In his lecture, "Meeting Global Food Demands: Research and Education Needs," Ejeta addressed problems facing world food production.
"However, as imminent as these dangers are, the solutions lie in education and science and technology and innovation; not in panic and abandonment," Ejeta said. "I believe we can still rise to the challenges and meet them head on, provided there is a political will that would galvanize the great opportunity that our collective vision, our creativity and our sciences can offer to address the issues of food agriculture and natural resource conservation and manage it in a more holistic way."
For the last century, the U.S. agricultural sector has been one of the most productive in the world, he said.
Factors like education, research, the Extension service system and the land grant university system have played a major role in the strength of agricultural production in the U.S., Ejeta explained.
Agricultural research along with the development of technologies and value-added products spurred a nearly 10 fold increase in commodity yields in the U.S. over the past 100 years, he stated.
The establishment of the U.S. land grant university system model enhanced colleges of agriculture and the study of agricultural science within the U.S. and abroad is a factor for the success of agricultural revolution, he stipulated.
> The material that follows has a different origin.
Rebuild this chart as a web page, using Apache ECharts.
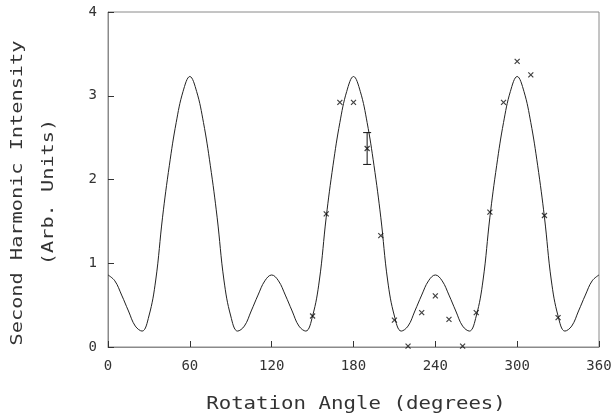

As a result of such factors, farming became profitable in the developed world, he continued.
Breakthroughs in the science of agriculture dramatically changed production practices for the better, increased farming efficiency, drew investments from rural and urban businesses, and increased farm yield levels, he said.
Also, income increased while prices remained low, he added. Then society began to take agriculture for granted.
As a result, funding for agricultural sciences became scarce. Only a narrow niche of agriculture existed and was held by a heavy private sector. New technologies, farming techniques and seed varieties that could increase yields and cope with changing climate conditions, battle new pests and diseases, and make food more nutritious faced sharp cutbacks, he emphasized.
Ejeta said, after a decade of floods and complacency, agricultural world leaders are now reawakened to the need for economic growth and political stability in the developing world. World leaders have also come to a new realization of the necessity for science and technology to sustain progress in agriculture.
"I believe, if we re-engage with the same sense of purpose and the same ingenuity and drive upon which our earlier successes were set, this country would continue to provide the global leadership and the example a self-assured, super-power nation can provide," he said. "As citizens of the world collectively, we have the scientific and resource base with which we can feed the growing human population and still live behind a more endowed natural resource base for future generations, but we need to get started soon."
Katie Jackson of the College of Agriculture said it was an honor to have Ejeta as a guest on campus.
"His work has a profound impact on communities across the globe as he strives to help feed the world," Jackson said. "Having him here in our community also had profound effects. His lecture and his visits with students, faculty, staff and members of our local community were extremely educational, but also deeply moving and no doubt planted seeds of ideas for ways we, too, can all combat hunger and poverty. Dr. Ejeta’s passion and commitment for making the world a better place were so evident in each interaction here at Auburn. He embodies the spirit of the York Lecturer program."
Jade Currid is a freelance writer from Auburn.